Practical Implications

This is where climate ambition and Scope 3 efforts begin to stall. Companies have invested in emissions inventories, supplier engagement, and data quality. In many cases, the data is sufficient to indicate which options are higher or lower emissions.

What is missing is a consistent way to use that information in decisions, and the capability within teams to act on it.

Without that, emissions data sits alongside the process rather than inside it. It is reviewed, but it does not change the outcome. Improving the data makes the gap more visible, but it does not change how decisions are made.

Most organizations are not starting from zero. They have targets, baseline data, and a general understanding of where emissions sit within their value chain.

The constraint is not awareness; it is that climate has not been translated into how decisions are structured, evaluated, and measured—and that the people making those decisions have not been equipped to act on it.

Addressing this does not require building entirely new processes. It requires being explicit about how climate fits into the systems and processes that already exist and ensuring that employees can apply that in practice.

In procurement, that means defining how emissions are considered alongside cost, quality, and delivery in supplier selection, clarifying how trade-offs should be handled, and connecting climate-related decisions to commercial outcomes.
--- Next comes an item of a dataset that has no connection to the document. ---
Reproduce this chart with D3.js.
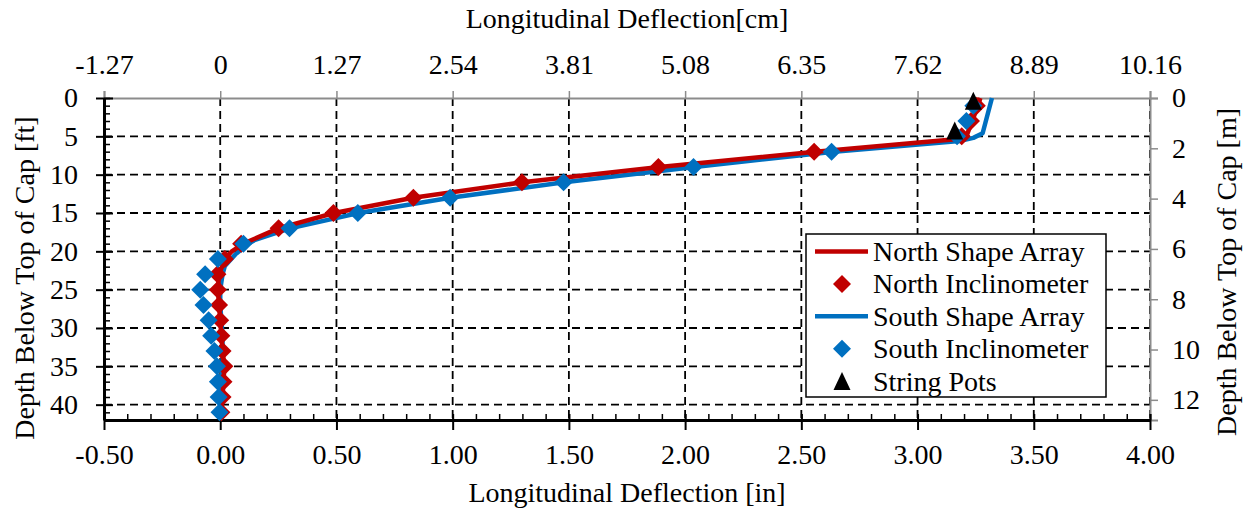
<!DOCTYPE html>
<html>
<head>
<meta charset="utf-8">
<script src="https://cdn.jsdelivr.net/npm/d3@7"></script>
<style>
  html, body { margin: 0; padding: 0; background: #fff; }
  svg { display: block; }
  text { font-family: "Liberation Serif", "Times New Roman", serif; fill: #000; }
</style>
</head>
<body>
<svg id="chart" width="1255" height="512"></svg>
<script>
// ---------------- DATA ----------------
const inclDepthFt = [1,3,5,7,9,11,13,15,17,19,21,23,25,27,29,31,33,35,37,39,41];
const northInclIn = [3.255,3.23,3.19,2.555,1.885,1.298,0.831,0.487,0.251,0.09,0.02,-0.012,-0.01,-0.005,0.0,0.005,0.01,0.018,0.014,0.01,0.005];
const southInclIn = [3.24,3.21,3.17,2.63,2.036,1.477,0.989,0.592,0.298,0.10,-0.01,-0.065,-0.086,-0.072,-0.05,-0.039,-0.025,-0.014,-0.01,-0.007,-0.003];

const northShapeDepthFt = [0,1,3,5,5.4,7,9,11,13,15,17,19,20,21,23,25,27,29,31,33,35,37,39,41];
const northShapeIn      = [3.27,3.26,3.235,3.21,3.15,2.56,1.89,1.30,0.83,0.49,0.25,0.10,0.05,0.02,-0.005,-0.01,-0.005,0.0,0.005,0.01,0.018,0.014,0.01,0.005];

const southShapeDepthFt = [0,4.6,5.2,5.6,7,9,11,13,15,17,18.5,19,20.4,21.9,23,25,27,29,31,33,35,37,39,41];
const southShapeIn      = [3.32,3.28,3.24,3.18,2.64,2.04,1.48,0.99,0.595,0.30,0.15,0.12,0.065,0.02,0.01,0.0,0.0,0.005,0.01,0.01,0.01,0.005,0.0,0.0];

const stringPotDepthFt = [0.35,4.25];
const stringPotIn      = [3.24,3.16];

const xTicksIn  = [-0.5,0,0.5,1,1.5,2,2.5,3,3.5,4];
const xTickLabelsCm = ["-1.27","0","1.27","2.54","3.81","5.08","6.35","7.62","8.89","10.16"];
const yTicksFt  = [0,5,10,15,20,25,30,35,40];
const yTicksM   = [0,2,4,6,8,10,12];

const legendLabels = ["North Shape Array","North Inclinometer","South Shape Array","South Inclinometer","String Pots"];

// ---------------- LAYOUT ----------------
const RED = "#C00000", BLUE = "#0070C0", GRAY = "#8c8c8c";
const L = 104, R = 1150, T = 98, B = 420;
const FS = 28;

const svg = d3.select("#chart");
const x = d3.scaleLinear().domain([-0.5, 4]).range([L, R]);
const y = d3.scaleLinear().domain([0, 42]).range([T, B]);
const yM = d3.scaleLinear().domain([0, 42 * 0.3048]).range([T, B]);

// gridlines
const grid = svg.append("g").attr("stroke", "#000").attr("stroke-width", 1.8).attr("stroke-dasharray", "8,5");
xTicksIn.filter(v => v > -0.5).forEach(v => {
  grid.append("line").attr("x1", x(v)).attr("x2", x(v)).attr("y1", T).attr("y2", B);
});
yTicksFt.filter(v => v > 0).forEach(v => {
  grid.append("line").attr("x1", L).attr("x2", R).attr("y1", y(v)).attr("y2", y(v));
});

// top axis (cm) - gray
const topAxis = svg.append("g").attr("transform", `translate(0,${T})`)
  .call(d3.axisTop(x).tickValues(xTicksIn).tickSize(7).tickPadding(17)
        .tickFormat((d, i) => xTickLabelsCm[i]));
topAxis.select(".domain").attr("stroke", GRAY).attr("stroke-width", 2);
topAxis.selectAll(".tick line").attr("stroke", GRAY).attr("stroke-width", 1.5);
topAxis.selectAll("text").attr("font-size", FS).attr("font-family", "Liberation Serif");

// right axis (m) - gray
const rightAxis = svg.append("g").attr("transform", `translate(${R},0)`)
  .call(d3.axisRight(yM).tickValues(yTicksM).tickSize(8).tickPadding(14).tickFormat(d => String(d)));
rightAxis.select(".domain").attr("stroke", GRAY).attr("stroke-width", 2);
rightAxis.selectAll(".tick line").attr("stroke", GRAY).attr("stroke-width", 1.5);
rightAxis.selectAll("text").attr("font-size", FS).attr("font-family", "Liberation Serif");

// bottom axis (in) - black with crossing majors and inside minors
const bottomAxis = svg.append("g").attr("transform", `translate(0,${B})`)
  .call(d3.axisBottom(x).tickValues(xTicksIn).tickSize(10).tickPadding(14).tickSizeOuter(0)
        .tickFormat(d => d.toFixed(2)));
bottomAxis.select(".domain").attr("stroke", "#000").attr("stroke-width", 3);
bottomAxis.selectAll(".tick line").attr("stroke", "#000").attr("stroke-width", 2);
bottomAxis.selectAll("text").attr("font-size", FS).attr("font-family", "Liberation Serif");
const bottomIn = svg.append("g").attr("transform", `translate(0,${B})`)
  .call(d3.axisBottom(x).tickValues(xTicksIn).tickSize(-6).tickFormat(""));
bottomIn.select(".domain").remove();
bottomIn.selectAll("line").attr("stroke", "#000").attr("stroke-width", 2);
const bottomMinor = svg.append("g").attr("transform", `translate(0,${B})`)
  .call(d3.axisBottom(x).tickValues(d3.range(-5, 41).map(v => v / 10)).tickSize(-6).tickFormat(""));
bottomMinor.select(".domain").remove();
bottomMinor.selectAll("line").attr("stroke", "#000").attr("stroke-width", 1.5);

// left axis (ft)
const leftAxis = svg.append("g").attr("transform", `translate(${L},0)`)
  .call(d3.axisLeft(y).tickValues(yTicksFt).tickSize(8).tickPadding(18).tickSizeOuter(0).tickFormat(d => String(d)));
leftAxis.select(".domain").attr("stroke", "#000").attr("stroke-width", 3);
leftAxis.selectAll(".tick line").attr("stroke", "#000").attr("stroke-width", 2);
leftAxis.selectAll("text").attr("font-size", FS).attr("font-family", "Liberation Serif");
const leftIn = svg.append("g").attr("transform", `translate(${L},0)`)
  .call(d3.axisLeft(y).tickValues(yTicksFt).tickSize(-9).tickFormat(""));
leftIn.select(".domain").remove();
leftIn.selectAll("line").attr("stroke", "#000").attr("stroke-width", 2);
const leftMinor = svg.append("g").attr("transform", `translate(${L},0)`)
  .call(d3.axisLeft(y).tickValues(d3.range(0, 43)).tickSize(-6).tickFormat(""));
leftMinor.select(".domain").remove();
leftMinor.selectAll("line").attr("stroke", "#000").attr("stroke-width", 1.5);

// axis titles
svg.append("text").attr("x", (L + R) / 2).attr("y", 28).attr("text-anchor", "middle")
  .attr("font-size", FS).text("Longitudinal Deflection[cm]");
svg.append("text").attr("x", (L + R) / 2).attr("y", 502).attr("text-anchor", "middle")
  .attr("font-size", FS).text("Longitudinal Deflection [in]");
svg.append("text").attr("transform", "translate(34,278) rotate(-90)").attr("text-anchor", "middle")
  .attr("font-size", FS).text("Depth Below Top of Cap [ft]");
svg.append("text").attr("transform", "translate(1236,272) rotate(-90)").attr("text-anchor", "middle")
  .attr("font-size", FS).text("Depth Below Top of Cap [m]");

// ---------------- SERIES ----------------
const line = d3.line().x(d => x(d[1])).y(d => y(d[0]));
const diamond = "M0,-9L9,0L0,9L-9,0Z";
const triangle = "M0,-9L8.5,9L-8.5,9Z";

const plot = svg.append("g");
plot.append("path").datum(d3.zip(southShapeDepthFt, southShapeIn))
  .attr("d", line).attr("fill", "none").attr("stroke", BLUE).attr("stroke-width", 4.5).attr("stroke-linejoin", "round");
plot.append("path").datum(d3.zip(northShapeDepthFt, northShapeIn))
  .attr("d", line).attr("fill", "none").attr("stroke", RED).attr("stroke-width", 4.5).attr("stroke-linejoin", "round");

plot.selectAll(".ni").data(d3.zip(inclDepthFt, northInclIn)).join("path")
  .attr("d", diamond).attr("fill", RED)
  .attr("transform", d => `translate(${x(d[1])},${y(d[0])})`);
plot.selectAll(".si").data(d3.zip(inclDepthFt, southInclIn)).join("path")
  .attr("d", diamond).attr("fill", BLUE)
  .attr("transform", d => `translate(${x(d[1])},${y(d[0])})`);
plot.selectAll(".sp").data(d3.zip(stringPotDepthFt, stringPotIn)).join("path")
  .attr("d", triangle).attr("fill", "#000")
  .attr("transform", d => `translate(${x(d[1])},${y(d[0])})`);

// ---------------- LEGEND ----------------
const lg = svg.append("g");
lg.append("rect").attr("x", 806).attr("y", 234).attr("width", 300).attr("height", 163)
  .attr("fill", "#fff").attr("stroke", "#000").attr("stroke-width", 1.5);
const rowY = i => 251.5 + i * 32.4;
const kinds = [
  {type: "line", color: RED}, {type: "diamond", color: RED},
  {type: "line", color: BLUE}, {type: "diamond", color: BLUE},
  {type: "triangle", color: "#000"}
];
kinds.forEach((k, i) => {
  const cy = rowY(i);
  if (k.type === "line") {
    lg.append("line").attr("x1", 815).attr("x2", 868).attr("y1", cy).attr("y2", cy)
      .attr("stroke", k.color).attr("stroke-width", 4.5);
  } else {
    lg.append("path").attr("d", k.type === "diamond" ? diamond : triangle).attr("fill", k.color)
      .attr("transform", `translate(842,${cy})`);
  }
  lg.append("text").attr("x", 873).attr("y", cy).attr("dy", "0.34em")
    .attr("font-size", FS).text(legendLabels[i]);
});
</script>
</body>
</html>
In finance, it means establishing clear criteria for evaluating climate-related investments and incorporating those into capital allocation decisions. In operations, it means aligning performance metrics with the outcomes the organization is trying to achieve. In R&D, it means developing new products that are designed with reduced climate impact from the start through innovative processes, how materials are reused and recycled across the product lifecycle, and supplier engagement models that enable co-development of lower-emission solutions and integrate lifecycle considerations into product design decisions.

These are practical adjustments to how decisions are made every day.

The shift of climate strategy into functional groups was necessary. It placed accountability with the functions that have the most influence over outcomes, but it also made the problem more visible. Climate is no longer an abstract goal owned by another group; it shows up as a set of trade-offs that someone has to navigate and own.

At this stage, progress depends less on additional data or more detailed roadmaps, and more on whether organizations are willing to adapt how decisions are made—and invest in the capability of the people making them.

Without those changes, climate strategies will continue to operate in parallel to the business with limited impact on outcomes. With them, procurement becomes an accelerator, not a bottleneck, and the same systems that drive cost, quality, and performance can also drive emissions reductions.

And that is what turns strategy into execution.